The overall outcomes, fairly poor survival of these patients with a 50% survival at approximately two years, but there were no aortic related mortalities, all the renal artery reconstructions were patented last followup by Duplex or CT imaging. No aneurysms ruptures or aortic reinterventions or open
conversions were needed. So, focus specifically in a treatment algorithm, here in this complex group of patients, I think if the atypical renal artery comes off distal aorta, you have several treatment options. Most of these are going to be open, but if it is a small
accessory with multiple renal arteries, such as in certain cases of horseshoe kidneys, you may be able to get away with an endovascular approach with coverage of those small accessory arteries, an open hybrid approach which we utilized in a single case in the series with open transposition through a limited
incision from the distal aorta down to the distal iliac, and then actually a fenestrated endovascular repair of his complex aneurysm.
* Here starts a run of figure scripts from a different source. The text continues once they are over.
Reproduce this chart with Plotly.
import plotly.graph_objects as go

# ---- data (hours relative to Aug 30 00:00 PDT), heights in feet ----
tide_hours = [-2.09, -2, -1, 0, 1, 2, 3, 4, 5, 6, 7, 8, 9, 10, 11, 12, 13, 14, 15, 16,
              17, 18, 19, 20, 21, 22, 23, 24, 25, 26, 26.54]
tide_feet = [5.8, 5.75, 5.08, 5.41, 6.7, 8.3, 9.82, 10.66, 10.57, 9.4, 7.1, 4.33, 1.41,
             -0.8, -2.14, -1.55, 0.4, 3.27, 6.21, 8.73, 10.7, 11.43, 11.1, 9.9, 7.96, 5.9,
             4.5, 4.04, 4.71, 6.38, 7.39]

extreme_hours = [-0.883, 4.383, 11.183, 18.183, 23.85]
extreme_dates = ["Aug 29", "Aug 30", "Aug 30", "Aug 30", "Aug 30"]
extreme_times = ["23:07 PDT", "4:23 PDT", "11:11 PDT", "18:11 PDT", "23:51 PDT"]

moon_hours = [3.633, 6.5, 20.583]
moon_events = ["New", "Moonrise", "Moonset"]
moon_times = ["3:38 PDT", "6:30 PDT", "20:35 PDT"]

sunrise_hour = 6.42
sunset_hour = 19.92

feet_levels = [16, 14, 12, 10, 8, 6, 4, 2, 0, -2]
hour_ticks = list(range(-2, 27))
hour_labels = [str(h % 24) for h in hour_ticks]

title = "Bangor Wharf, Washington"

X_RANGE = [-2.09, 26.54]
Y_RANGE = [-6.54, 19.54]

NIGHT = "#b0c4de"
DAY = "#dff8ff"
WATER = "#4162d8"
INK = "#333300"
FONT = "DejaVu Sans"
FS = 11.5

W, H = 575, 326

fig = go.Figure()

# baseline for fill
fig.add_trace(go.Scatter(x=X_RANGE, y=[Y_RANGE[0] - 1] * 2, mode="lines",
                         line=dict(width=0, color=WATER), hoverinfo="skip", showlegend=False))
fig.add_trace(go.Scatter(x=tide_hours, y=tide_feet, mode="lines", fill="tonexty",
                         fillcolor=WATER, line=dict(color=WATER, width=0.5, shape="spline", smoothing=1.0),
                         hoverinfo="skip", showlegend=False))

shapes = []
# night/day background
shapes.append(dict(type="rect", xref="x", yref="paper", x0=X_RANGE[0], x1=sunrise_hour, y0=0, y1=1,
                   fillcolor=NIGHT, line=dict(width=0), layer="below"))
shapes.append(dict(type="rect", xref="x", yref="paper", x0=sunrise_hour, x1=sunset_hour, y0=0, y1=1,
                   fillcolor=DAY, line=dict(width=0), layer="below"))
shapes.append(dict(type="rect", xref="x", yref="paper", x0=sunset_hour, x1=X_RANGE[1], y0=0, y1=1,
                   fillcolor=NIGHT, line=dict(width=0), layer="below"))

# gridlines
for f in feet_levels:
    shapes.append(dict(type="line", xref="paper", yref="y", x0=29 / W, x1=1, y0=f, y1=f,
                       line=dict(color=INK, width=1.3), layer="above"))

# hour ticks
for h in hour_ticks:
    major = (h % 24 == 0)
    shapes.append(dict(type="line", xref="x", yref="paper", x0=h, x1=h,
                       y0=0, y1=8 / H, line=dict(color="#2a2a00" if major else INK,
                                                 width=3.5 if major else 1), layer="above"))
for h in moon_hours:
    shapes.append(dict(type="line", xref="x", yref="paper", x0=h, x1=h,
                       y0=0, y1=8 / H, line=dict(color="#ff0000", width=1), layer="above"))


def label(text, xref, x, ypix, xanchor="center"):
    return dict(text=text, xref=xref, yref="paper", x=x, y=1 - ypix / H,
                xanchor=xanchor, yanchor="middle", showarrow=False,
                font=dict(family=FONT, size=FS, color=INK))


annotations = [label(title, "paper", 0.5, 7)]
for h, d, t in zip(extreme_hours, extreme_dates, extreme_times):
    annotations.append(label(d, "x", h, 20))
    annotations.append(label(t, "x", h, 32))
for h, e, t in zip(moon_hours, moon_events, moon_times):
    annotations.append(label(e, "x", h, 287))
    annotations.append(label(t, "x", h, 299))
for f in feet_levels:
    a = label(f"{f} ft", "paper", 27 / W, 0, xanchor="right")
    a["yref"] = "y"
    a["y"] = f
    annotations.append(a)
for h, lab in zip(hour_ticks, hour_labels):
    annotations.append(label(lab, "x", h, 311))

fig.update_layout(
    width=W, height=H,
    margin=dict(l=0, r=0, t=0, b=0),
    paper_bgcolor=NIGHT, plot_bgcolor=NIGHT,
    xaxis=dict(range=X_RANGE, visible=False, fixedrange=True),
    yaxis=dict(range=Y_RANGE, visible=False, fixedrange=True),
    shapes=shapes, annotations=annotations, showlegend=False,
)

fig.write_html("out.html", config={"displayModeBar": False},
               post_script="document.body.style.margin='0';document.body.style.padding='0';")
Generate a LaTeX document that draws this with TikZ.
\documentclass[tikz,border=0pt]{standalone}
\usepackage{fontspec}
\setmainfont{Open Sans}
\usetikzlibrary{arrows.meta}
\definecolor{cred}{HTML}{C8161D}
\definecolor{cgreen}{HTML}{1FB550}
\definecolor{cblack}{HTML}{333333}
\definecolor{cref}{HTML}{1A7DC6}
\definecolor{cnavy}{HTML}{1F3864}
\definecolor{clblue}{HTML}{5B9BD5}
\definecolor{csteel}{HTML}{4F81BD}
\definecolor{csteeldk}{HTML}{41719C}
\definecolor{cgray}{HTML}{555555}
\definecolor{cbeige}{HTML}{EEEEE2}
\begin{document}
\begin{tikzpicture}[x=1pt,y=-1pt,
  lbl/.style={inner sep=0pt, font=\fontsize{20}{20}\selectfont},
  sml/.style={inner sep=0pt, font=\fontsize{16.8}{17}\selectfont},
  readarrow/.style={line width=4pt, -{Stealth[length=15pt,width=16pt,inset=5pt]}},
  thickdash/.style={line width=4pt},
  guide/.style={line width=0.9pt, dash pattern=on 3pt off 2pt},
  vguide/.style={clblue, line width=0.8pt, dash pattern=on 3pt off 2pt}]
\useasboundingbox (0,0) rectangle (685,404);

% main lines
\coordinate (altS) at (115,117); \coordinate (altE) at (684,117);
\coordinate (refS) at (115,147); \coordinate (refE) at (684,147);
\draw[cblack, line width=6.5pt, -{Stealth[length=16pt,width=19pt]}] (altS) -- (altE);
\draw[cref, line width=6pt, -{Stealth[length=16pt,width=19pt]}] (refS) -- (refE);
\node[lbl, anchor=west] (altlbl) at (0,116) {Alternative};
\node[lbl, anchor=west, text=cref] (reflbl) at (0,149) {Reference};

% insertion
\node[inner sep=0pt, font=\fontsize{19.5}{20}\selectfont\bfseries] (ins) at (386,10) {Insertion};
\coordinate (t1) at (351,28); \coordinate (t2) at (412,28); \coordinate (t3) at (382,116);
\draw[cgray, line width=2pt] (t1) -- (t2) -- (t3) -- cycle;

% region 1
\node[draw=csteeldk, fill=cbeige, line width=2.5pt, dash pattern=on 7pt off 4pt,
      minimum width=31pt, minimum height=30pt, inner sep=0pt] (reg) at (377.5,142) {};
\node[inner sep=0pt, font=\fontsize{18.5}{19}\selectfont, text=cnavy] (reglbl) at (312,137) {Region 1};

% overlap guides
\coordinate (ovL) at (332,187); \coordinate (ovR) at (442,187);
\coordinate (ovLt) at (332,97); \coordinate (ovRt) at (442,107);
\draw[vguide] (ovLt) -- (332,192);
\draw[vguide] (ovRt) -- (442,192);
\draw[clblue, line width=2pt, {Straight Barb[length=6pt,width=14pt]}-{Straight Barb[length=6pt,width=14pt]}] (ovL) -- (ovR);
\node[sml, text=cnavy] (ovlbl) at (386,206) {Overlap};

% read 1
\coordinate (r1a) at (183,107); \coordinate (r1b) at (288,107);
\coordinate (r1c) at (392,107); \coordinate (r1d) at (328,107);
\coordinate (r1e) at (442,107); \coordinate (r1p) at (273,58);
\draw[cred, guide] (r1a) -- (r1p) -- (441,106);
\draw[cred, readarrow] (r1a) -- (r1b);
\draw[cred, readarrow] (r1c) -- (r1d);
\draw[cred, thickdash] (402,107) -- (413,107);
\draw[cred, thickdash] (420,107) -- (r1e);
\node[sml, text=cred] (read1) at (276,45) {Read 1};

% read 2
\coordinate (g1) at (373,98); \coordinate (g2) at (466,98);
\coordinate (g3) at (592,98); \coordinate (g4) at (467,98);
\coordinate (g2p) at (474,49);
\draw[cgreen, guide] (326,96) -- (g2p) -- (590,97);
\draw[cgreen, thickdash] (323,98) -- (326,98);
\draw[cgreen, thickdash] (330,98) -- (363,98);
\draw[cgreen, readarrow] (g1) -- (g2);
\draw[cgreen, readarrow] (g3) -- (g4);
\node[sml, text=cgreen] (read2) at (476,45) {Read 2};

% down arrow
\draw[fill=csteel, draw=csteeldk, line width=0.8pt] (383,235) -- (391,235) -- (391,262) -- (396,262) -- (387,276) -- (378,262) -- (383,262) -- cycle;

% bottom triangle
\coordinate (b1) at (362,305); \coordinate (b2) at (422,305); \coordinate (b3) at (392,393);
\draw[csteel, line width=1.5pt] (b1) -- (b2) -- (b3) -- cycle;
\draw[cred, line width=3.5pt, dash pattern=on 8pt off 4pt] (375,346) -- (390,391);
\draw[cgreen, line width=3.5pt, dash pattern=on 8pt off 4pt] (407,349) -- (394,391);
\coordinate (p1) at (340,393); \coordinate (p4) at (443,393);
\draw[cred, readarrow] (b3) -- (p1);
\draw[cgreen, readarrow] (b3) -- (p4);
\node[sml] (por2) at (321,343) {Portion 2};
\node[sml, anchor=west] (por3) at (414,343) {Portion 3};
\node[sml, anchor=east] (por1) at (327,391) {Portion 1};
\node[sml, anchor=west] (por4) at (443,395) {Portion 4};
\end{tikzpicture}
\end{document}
Finally, an open approach, where direct aorto-ilio-femoral reconstruction with a bypass and reimplantation of that renal artery was done,
but in the patients with atypical renals off the iliac segment, I think you utilizing these endohybrid options can come up with some creative solutions, and utilize, if there is some common iliac occlusive disease or aneurysmal disease, you can maintain antegrade flow into these renal arteries from the pelvis
and utilize cross femoral bypass and contralateral occlusions. So, good options with AUIs, with an endohybrid approach in these difficult patients. Thank you.